◆ **Information shown**:
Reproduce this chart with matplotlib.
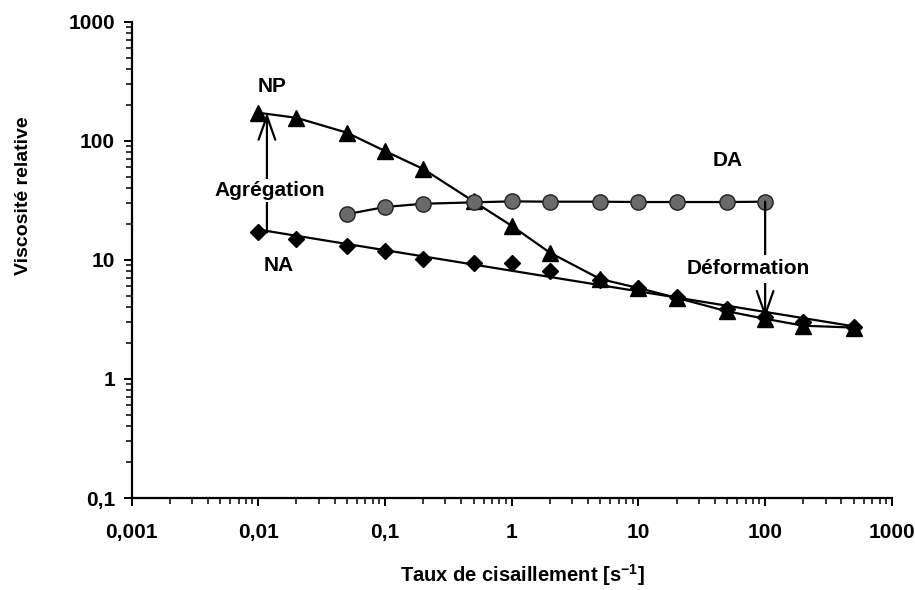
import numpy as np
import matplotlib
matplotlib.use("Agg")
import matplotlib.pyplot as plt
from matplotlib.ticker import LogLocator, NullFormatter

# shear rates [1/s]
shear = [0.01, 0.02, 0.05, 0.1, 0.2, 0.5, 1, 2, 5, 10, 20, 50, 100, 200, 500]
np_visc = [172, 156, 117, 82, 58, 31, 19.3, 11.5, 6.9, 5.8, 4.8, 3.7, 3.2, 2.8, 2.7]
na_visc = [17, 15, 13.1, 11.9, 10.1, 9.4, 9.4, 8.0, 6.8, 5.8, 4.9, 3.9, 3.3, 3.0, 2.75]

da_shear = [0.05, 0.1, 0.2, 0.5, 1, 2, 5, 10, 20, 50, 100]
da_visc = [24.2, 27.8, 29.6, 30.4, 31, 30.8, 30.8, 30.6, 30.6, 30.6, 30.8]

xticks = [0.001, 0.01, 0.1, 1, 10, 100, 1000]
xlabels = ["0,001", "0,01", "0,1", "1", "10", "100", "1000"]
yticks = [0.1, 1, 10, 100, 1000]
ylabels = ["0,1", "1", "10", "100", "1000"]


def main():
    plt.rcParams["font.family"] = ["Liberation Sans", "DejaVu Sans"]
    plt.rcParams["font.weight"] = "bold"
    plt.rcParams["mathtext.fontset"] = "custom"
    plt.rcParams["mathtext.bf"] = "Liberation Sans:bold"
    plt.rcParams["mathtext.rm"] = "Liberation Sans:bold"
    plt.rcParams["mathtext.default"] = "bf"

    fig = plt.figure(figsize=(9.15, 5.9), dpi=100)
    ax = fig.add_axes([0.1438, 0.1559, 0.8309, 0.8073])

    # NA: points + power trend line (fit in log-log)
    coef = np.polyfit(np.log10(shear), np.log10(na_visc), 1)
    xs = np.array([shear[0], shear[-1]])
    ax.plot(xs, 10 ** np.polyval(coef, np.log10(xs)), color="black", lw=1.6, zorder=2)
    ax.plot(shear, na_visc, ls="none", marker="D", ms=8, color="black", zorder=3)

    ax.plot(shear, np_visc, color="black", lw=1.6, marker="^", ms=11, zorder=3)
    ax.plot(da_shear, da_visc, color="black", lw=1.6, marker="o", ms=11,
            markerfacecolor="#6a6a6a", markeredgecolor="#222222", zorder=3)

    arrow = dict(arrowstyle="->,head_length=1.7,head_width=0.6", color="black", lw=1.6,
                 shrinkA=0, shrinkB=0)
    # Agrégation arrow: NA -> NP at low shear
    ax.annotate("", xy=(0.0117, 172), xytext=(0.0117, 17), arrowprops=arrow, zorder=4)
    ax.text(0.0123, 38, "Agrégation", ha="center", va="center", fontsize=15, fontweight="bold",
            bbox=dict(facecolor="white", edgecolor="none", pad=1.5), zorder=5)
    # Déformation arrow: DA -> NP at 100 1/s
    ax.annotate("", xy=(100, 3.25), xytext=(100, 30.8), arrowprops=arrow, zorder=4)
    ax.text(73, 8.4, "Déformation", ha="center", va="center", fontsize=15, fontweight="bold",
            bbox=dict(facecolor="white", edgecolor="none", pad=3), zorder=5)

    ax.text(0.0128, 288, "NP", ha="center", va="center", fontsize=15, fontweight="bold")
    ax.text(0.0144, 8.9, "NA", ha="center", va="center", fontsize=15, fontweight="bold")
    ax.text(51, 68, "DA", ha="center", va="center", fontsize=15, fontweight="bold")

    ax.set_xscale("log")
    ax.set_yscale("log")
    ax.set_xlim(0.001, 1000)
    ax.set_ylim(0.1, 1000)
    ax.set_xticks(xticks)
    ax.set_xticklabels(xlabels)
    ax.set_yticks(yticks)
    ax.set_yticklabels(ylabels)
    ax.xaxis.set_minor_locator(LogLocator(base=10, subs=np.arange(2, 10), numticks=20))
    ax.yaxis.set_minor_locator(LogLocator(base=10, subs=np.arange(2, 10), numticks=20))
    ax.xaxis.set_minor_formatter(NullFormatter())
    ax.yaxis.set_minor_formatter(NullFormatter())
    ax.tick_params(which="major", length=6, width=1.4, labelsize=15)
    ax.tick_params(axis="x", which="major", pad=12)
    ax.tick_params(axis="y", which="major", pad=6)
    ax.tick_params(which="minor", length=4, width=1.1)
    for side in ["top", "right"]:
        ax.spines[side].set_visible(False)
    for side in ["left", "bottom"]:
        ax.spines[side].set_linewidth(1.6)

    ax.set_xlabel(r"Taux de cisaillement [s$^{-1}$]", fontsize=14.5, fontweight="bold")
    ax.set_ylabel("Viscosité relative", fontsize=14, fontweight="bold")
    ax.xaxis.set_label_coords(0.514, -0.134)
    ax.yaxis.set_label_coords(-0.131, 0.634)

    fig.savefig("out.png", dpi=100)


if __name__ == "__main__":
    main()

◆ **Work instructions**: Write out the material above once more, exactly as it reads, with no pictures.

◆ **Answer**:
Reproduce this chart with matplotlib.
import numpy as np
import matplotlib
matplotlib.use("Agg")
import matplotlib.pyplot as plt
from matplotlib.ticker import LogLocator, NullFormatter

# shear rates [1/s]
shear = [0.01, 0.02, 0.05, 0.1, 0.2, 0.5, 1, 2, 5, 10, 20, 50, 100, 200, 500]
np_visc = [172, 156, 117, 82, 58, 31, 19.3, 11.5, 6.9, 5.8, 4.8, 3.7, 3.2, 2.8, 2.7]
na_visc = [17, 15, 13.1, 11.9, 10.1, 9.4, 9.4, 8.0, 6.8, 5.8, 4.9, 3.9, 3.3, 3.0, 2.75]

da_shear = [0.05, 0.1, 0.2, 0.5, 1, 2, 5, 10, 20, 50, 100]
da_visc = [24.2, 27.8, 29.6, 30.4, 31, 30.8, 30.8, 30.6, 30.6, 30.6, 30.8]

xticks = [0.001, 0.01, 0.1, 1, 10, 100, 1000]
xlabels = ["0,001", "0,01", "0,1", "1", "10", "100", "1000"]
yticks = [0.1, 1, 10, 100, 1000]
ylabels = ["0,1", "1", "10", "100", "1000"]


def main():
    plt.rcParams["font.family"] = ["Liberation Sans", "DejaVu Sans"]
    plt.rcParams["font.weight"] = "bold"
    plt.rcParams["mathtext.fontset"] = "custom"
    plt.rcParams["mathtext.bf"] = "Liberation Sans:bold"
    plt.rcParams["mathtext.rm"] = "Liberation Sans:bold"
    plt.rcParams["mathtext.default"] = "bf"

    fig = plt.figure(figsize=(9.15, 5.9), dpi=100)
    ax = fig.add_axes([0.1438, 0.1559, 0.8309, 0.8073])

    # NA: points + power trend line (fit in log-log)
    coef = np.polyfit(np.log10(shear), np.log10(na_visc), 1)
    xs = np.array([shear[0], shear[-1]])
    ax.plot(xs, 10 ** np.polyval(coef, np.log10(xs)), color="black", lw=1.6, zorder=2)
    ax.plot(shear, na_visc, ls="none", marker="D", ms=8, color="black", zorder=3)

    ax.plot(shear, np_visc, color="black", lw=1.6, marker="^", ms=11, zorder=3)
    ax.plot(da_shear, da_visc, color="black", lw=1.6, marker="o", ms=11,
            markerfacecolor="#6a6a6a", markeredgecolor="#222222", zorder=3)

    arrow = dict(arrowstyle="->,head_length=1.7,head_width=0.6", color="black", lw=1.6,
                 shrinkA=0, shrinkB=0)
    # Agrégation arrow: NA -> NP at low shear
    ax.annotate("", xy=(0.0117, 172), xytext=(0.0117, 17), arrowprops=arrow, zorder=4)
    ax.text(0.0123, 38, "Agrégation", ha="center", va="center", fontsize=15, fontweight="bold",
            bbox=dict(facecolor="white", edgecolor="none", pad=1.5), zorder=5)
    # Déformation arrow: DA -> NP at 100 1/s
    ax.annotate("", xy=(100, 3.25), xytext=(100, 30.8), arrowprops=arrow, zorder=4)
    ax.text(73, 8.4, "Déformation", ha="center", va="center", fontsize=15, fontweight="bold",
            bbox=dict(facecolor="white", edgecolor="none", pad=3), zorder=5)

    ax.text(0.0128, 288, "NP", ha="center", va="center", fontsize=15, fontweight="bold")
    ax.text(0.0144, 8.9, "NA", ha="center", va="center", fontsize=15, fontweight="bold")
    ax.text(51, 68, "DA", ha="center", va="center", fontsize=15, fontweight="bold")

    ax.set_xscale("log")
    ax.set_yscale("log")
    ax.set_xlim(0.001, 1000)
    ax.set_ylim(0.1, 1000)
    ax.set_xticks(xticks)
    ax.set_xticklabels(xlabels)
    ax.set_yticks(yticks)
    ax.set_yticklabels(ylabels)
    ax.xaxis.set_minor_locator(LogLocator(base=10, subs=np.arange(2, 10), numticks=20))
    ax.yaxis.set_minor_locator(LogLocator(base=10, subs=np.arange(2, 10), numticks=20))
    ax.xaxis.set_minor_formatter(NullFormatter())
    ax.yaxis.set_minor_formatter(NullFormatter())
    ax.tick_params(which="major", length=6, width=1.4, labelsize=15)
    ax.tick_params(axis="x", which="major", pad=12)
    ax.tick_params(axis="y", which="major", pad=6)
    ax.tick_params(which="minor", length=4, width=1.1)
    for side in ["top", "right"]:
        ax.spines[side].set_visible(False)
    for side in ["left", "bottom"]:
        ax.spines[side].set_linewidth(1.6)

    ax.set_xlabel(r"Taux de cisaillement [s$^{-1}$]", fontsize=14.5, fontweight="bold")
    ax.set_ylabel("Viscosité relative", fontsize=14, fontweight="bold")
    ax.xaxis.set_label_coords(0.514, -0.134)
    ax.yaxis.set_label_coords(-0.131, 0.634)

    fig.savefig("out.png", dpi=100)


if __name__ == "__main__":
    main()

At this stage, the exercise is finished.